The United States’ persistent financial-account surpluses reflect the competitiveness of its financial markets. On the one hand, U.S. markets can supply large volumes of global safe assets—most notably U.S. Treasury securities—to meet other countries’ demand for reserve investments. On the other hand, they offer a broad range of higher-return risk assets, particularly U.S. equities, to meet the investment needs of private-sector investors around the world.
The well-known concept of “petrodollar,” for example, describes how oil-exporting countries reinvest in the United States the dollars they earn from oil exports.
However, the model of supplying dollars through current-account deficits is subject to the Triffin dilemma. To meet global demand for dollar liquidity, the United States must continue to run current-account deficits. Yet persistent deficits also increase its net external debt.
As that debt approaches a level investors consider difficult to sustain, concerns may grow that the U.S. government will seek to reduce the real burden of its liabilities through a sharp depreciation of the dollar. There is therefore an inherent tension between supplying the rest of the world with sufficient dollar liquidity and preserving the stability of the dollar’s value.
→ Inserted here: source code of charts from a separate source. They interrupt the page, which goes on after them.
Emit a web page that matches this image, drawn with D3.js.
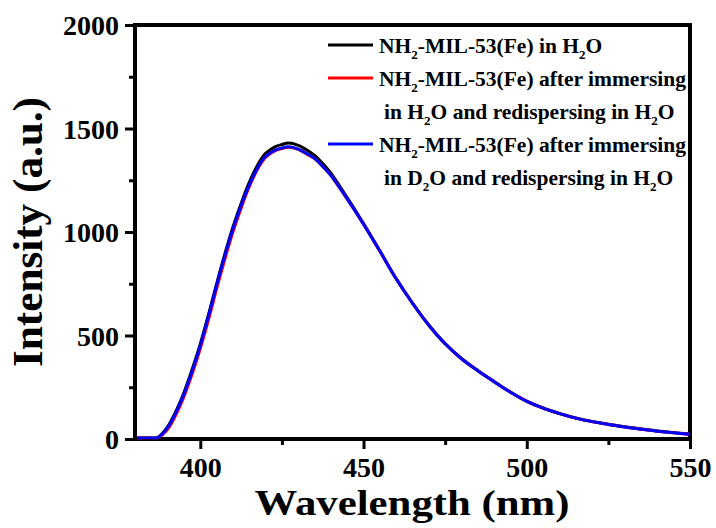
<!DOCTYPE html>
<html>
<head>
<meta charset="utf-8">
<script src="https://cdn.jsdelivr.net/npm/d3@7"></script>
<style>
  html, body { margin: 0; padding: 0; background: #fff; }
  svg { display: block; }
</style>
</head>
<body>
<script>
// ---- data ----
const wavelengths = [380, 385, 387, 390, 393, 395, 398, 400, 403, 405, 408, 410, 413, 415, 418, 420, 423, 425, 427, 430, 433, 435, 438, 440, 445, 450, 455, 460, 465, 470, 475, 480, 485, 490, 495, 500, 505, 510, 515, 520, 525, 530, 535, 540, 545, 550];
const blackH2O = [0, 0, 3, 55, 145, 220, 355, 455, 625, 745, 916, 1020, 1155, 1235, 1331, 1375, 1408, 1418, 1425, 1414, 1388, 1365, 1317, 1279, 1161, 1036, 904, 770, 652, 546, 456, 384, 326, 273, 222, 178, 145, 119, 97, 80, 66, 54, 43, 34, 26, 19];
const redH2O =   [0, 0, 1, 42, 128, 200, 332, 432, 600, 720, 890, 995, 1132, 1214, 1312, 1356, 1388, 1398, 1404, 1394, 1369, 1350, 1304, 1268, 1155, 1033, 903, 769, 651, 545, 455, 383, 325, 272, 221, 177, 144, 118, 96, 79, 65, 53, 42, 33, 25, 18];
const blueD2O =  [0, 0, 2, 50, 138, 212, 347, 447, 617, 737, 907, 1010, 1144, 1222, 1317, 1360, 1391, 1401, 1407, 1396, 1370, 1351, 1304, 1269, 1155, 1033, 903, 769, 651, 545, 455, 383, 325, 272, 221, 177, 144, 118, 96, 79, 65, 53, 42, 33, 25, 18];

const seriesColors = ["#000000", "#ff0000", "#0000ff"];
const seriesValues = [blackH2O, redH2O, blueD2O];

const xTicks = [400, 450, 500, 550];
const xMinorTicks = [425, 475, 525];
const yTicks = [0, 500, 1000, 1500, 2000];
const yMinorTicks = [250, 750, 1250, 1750];

const xTitle = "Wavelength (nm)";
const yTitle = "Intensity (a.u.)";

// legend rows: segments, second item 1 = subscript
const legendRows = [
  { color: 0, segs: [["NH"], ["2", 1], ["-MIL-53(Fe) in H"], ["2", 1], ["O"]] },
  { color: 1, segs: [["NH"], ["2", 1], ["-MIL-53(Fe) after immersing"]] },
  { color: null, segs: [["in H"], ["2", 1], ["O and redispersing in H"], ["2", 1], ["O"]] },
  { color: 2, segs: [["NH"], ["2", 1], ["-MIL-53(Fe) after immersing"]] },
  { color: null, segs: [["in D"], ["2", 1], ["O and redispersing in H"], ["2", 1], ["O"]] }
];

const FONT = '"Liberation Serif", "Times New Roman", Tinos, "DejaVu Serif", "Noto Serif", serif';

// ---- layout ----
const W = 716, H = 528;
const L = 135, R = 690, T = 25, B = 439;

const svg = d3.select("body").append("svg").attr("width", W).attr("height", H);

const x = d3.scaleLinear().domain([380, 550]).range([L, R]);
const y = d3.scaleLinear().domain([0, 2000]).range([B, T]);

// axes
function styleAxis(sel) {
  sel.attr("font-family", null);
  sel.selectAll(".domain").remove();
  sel.selectAll("line").attr("stroke", "#000").attr("stroke-width", 3);
  sel.selectAll("text").style("font-size", "28px");
}

const xAxis = svg.append("g").attr("transform", `translate(0,${B})`)
  .call(d3.axisBottom(x).tickValues(xTicks).tickSize(10).tickPadding(10).tickFormat(d3.format("d")));
styleAxis(xAxis);
xAxis.selectAll("text").attr("dy", null).attr("y", 38);

const xMinor = svg.append("g").attr("transform", `translate(0,${B})`)
  .call(d3.axisBottom(x).tickValues(xMinorTicks).tickSize(6).tickFormat(""));
styleAxis(xMinor);

const yAxis = svg.append("g").attr("transform", `translate(${L},0)`)
  .call(d3.axisLeft(y).tickValues(yTicks).tickSize(10).tickPadding(6).tickFormat(d3.format("d")));
styleAxis(yAxis);
yAxis.selectAll("text").attr("dy", "0.34em");

const yMinor = svg.append("g").attr("transform", `translate(${L},0)`)
  .call(d3.axisLeft(y).tickValues(yMinorTicks).tickSize(6).tickFormat(""));
styleAxis(yMinor);

// frame
svg.append("rect")
  .attr("x", L).attr("y", T).attr("width", R - L).attr("height", B - T)
  .attr("fill", "none").attr("stroke", "#000").attr("stroke-width", 4);

// curves (drawn over the frame, clipped to the plot area)
svg.append("clipPath").attr("id", "clip")
  .append("rect").attr("x", L + 2).attr("y", T).attr("width", R - L - 1).attr("height", B - T + 0.5);

const line = d3.line()
  .x((d, i) => x(wavelengths[i]))
  .y(d => y(d) - 1)
  .curve(d3.curveCatmullRom.alpha(0.5));

const g = svg.append("g").attr("clip-path", "url(#clip)");
seriesValues.forEach((vals, k) => {
  g.append("path")
    .datum(vals)
    .attr("d", line)
    .attr("fill", "none")
    .attr("stroke", seriesColors[k])
    .attr("stroke-width", 3)
    .attr("stroke-linejoin", "round");
});

// titles
svg.append("text")
  .attr("x", 412).attr("y", 515)
  .attr("text-anchor", "middle")
  .style("font-size", "36px")
  .attr("textLength", 315).attr("lengthAdjust", "spacingAndGlyphs")
  .text(xTitle);

svg.append("text")
  .attr("transform", `translate(42,232) rotate(-90)`)
  .attr("text-anchor", "middle")
  .style("font-size", "43px")
  .attr("textLength", 270).attr("lengthAdjust", "spacingAndGlyphs")
  .text(yTitle);

// legend
const legBase0 = 53, legStep = 33;
legendRows.forEach((row, i) => {
  const by = legBase0 + i * legStep;
  if (row.color !== null) {
    svg.append("line")
      .attr("x1", 328).attr("x2", 373)
      .attr("y1", by - 8).attr("y2", by - 8)
      .attr("stroke", seriesColors[row.color]).attr("stroke-width", 3);
  }
  const t = svg.append("text")
    .attr("x", row.color !== null ? 379 : 384)
    .attr("y", by)
    .style("font-size", "21.5px");
  let shifted = false;
  row.segs.forEach(s => {
    const ts = t.append("tspan").text(s[0]);
    if (s[1]) {
      ts.attr("dy", 6).style("font-size", "13px");
      shifted = true;
    } else if (shifted) {
      ts.attr("dy", -6);
      shifted = false;
    }
  });
});

svg.selectAll("text")
  .style("font-family", FONT)
  .style("font-weight", "bold")
  .style("fill", "#000");
</script>
</body>
</html>
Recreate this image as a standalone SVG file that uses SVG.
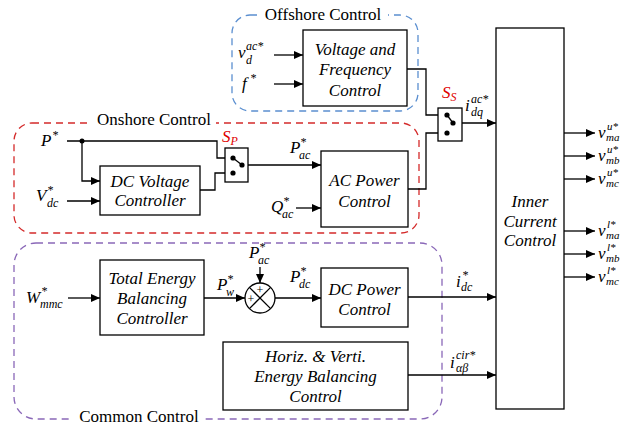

U.S. net external debt has now risen to more than 90% of nominal GDP, compared with only 20% when the global financial crisis erupted in 2008.
There is no single prescribed path to currency internationalisation. A country seeking to expand the international use of its currency must choose the approach best suited to its resource endowments and competitive strengths.
For China, advancing renminbi internationalisation through a combination of a current-account surplus and a non-reserve financial account deficit may be both more realistic and more sustainable.
On the one hand, Chinese manufacturing is highly competitive globally. Its strength lies not only in price competitiveness, but also in product reliability, comprehensive industrial supply chains, and the ability to respond quickly to changing market demand.
China now accounts for roughly one-third of global manufacturing value added. Given its continued strength in both traditional and emerging manufacturing industries, the country is likely to maintain a current-account surplus for a considerable period.
On the other hand, Chinese companies, financial institutions, and households all have strong incentives to expand their activities overseas.
For Chinese companies, the combination of China-U.S. trade frictions and intensifying geopolitical tensions has made the global diversification of supply chains increasingly necessary. As more Chinese companies invest and establish production facilities abroad, China’s outward FDI may continue to exceed inward FDI.
Chinese financial institutions and households also have considerable demand for global asset allocation as they seek to achieve a better balance between risk and return. Given China’s vast pool of domestic savings and the resulting demand for internationally diversified securities portfolios, outward portfolio investment may continue to exceed foreign portfolio investment in China.
In addition, because Chinese interest rates are now significantly lower than those in the United States, overseas demand for renminbi-denominated financing has increased markedly. As a result, the “other investment” component of the balance of payments is also likely to remain in deficit, making China a net provider of cross-border credit to the rest of the world.
Indeed, China’s balance-of-payments structure in recent years has increasingly exhibited precisely this pattern: a current-account surplus combined with a financial-account deficit. Direct investment, portfolio investment, and other investment have all recorded deficits to varying degrees.
Supplying renminbi to the rest of the world through financial-account outflows, while allowing the currency to flow back to China through current-account surpluses, is emerging as a distinctively Chinese path to currency internationalisation.
Compared with the U.S. model, persistent current-account surpluses would increase China’s net external assets. Over the medium term, this could reinforce expectations of renminbi appreciation and help China avoid the Triffin dilemma to some extent. The Chinese path may therefore prove more sustainable than the U.S. model.
The United States itself followed a similar path during the early years of the Bretton Woods system, combining current-account surpluses with financial-account deficits.
Under the Marshall Plan, for example, the United States extended loans to European countries, which then used the funds to purchase American machinery, equipment, and other goods needed for postwar reconstruction.
This historical experience suggests that currency internationalisation may proceed in two stages.
In the first stage, a country’s principal competitive advantage lies in manufacturing. It therefore promotes the international use of its currency through a combination of current-account surpluses and financial-account deficits.
In the second stage, as the relative competitiveness of its financial markets rises and that of its manufacturing sector declines, the country shifts towards a model based on current-account deficits and financial-account surpluses.
The internationalisation of the renminbi is currently in the first of these two stages.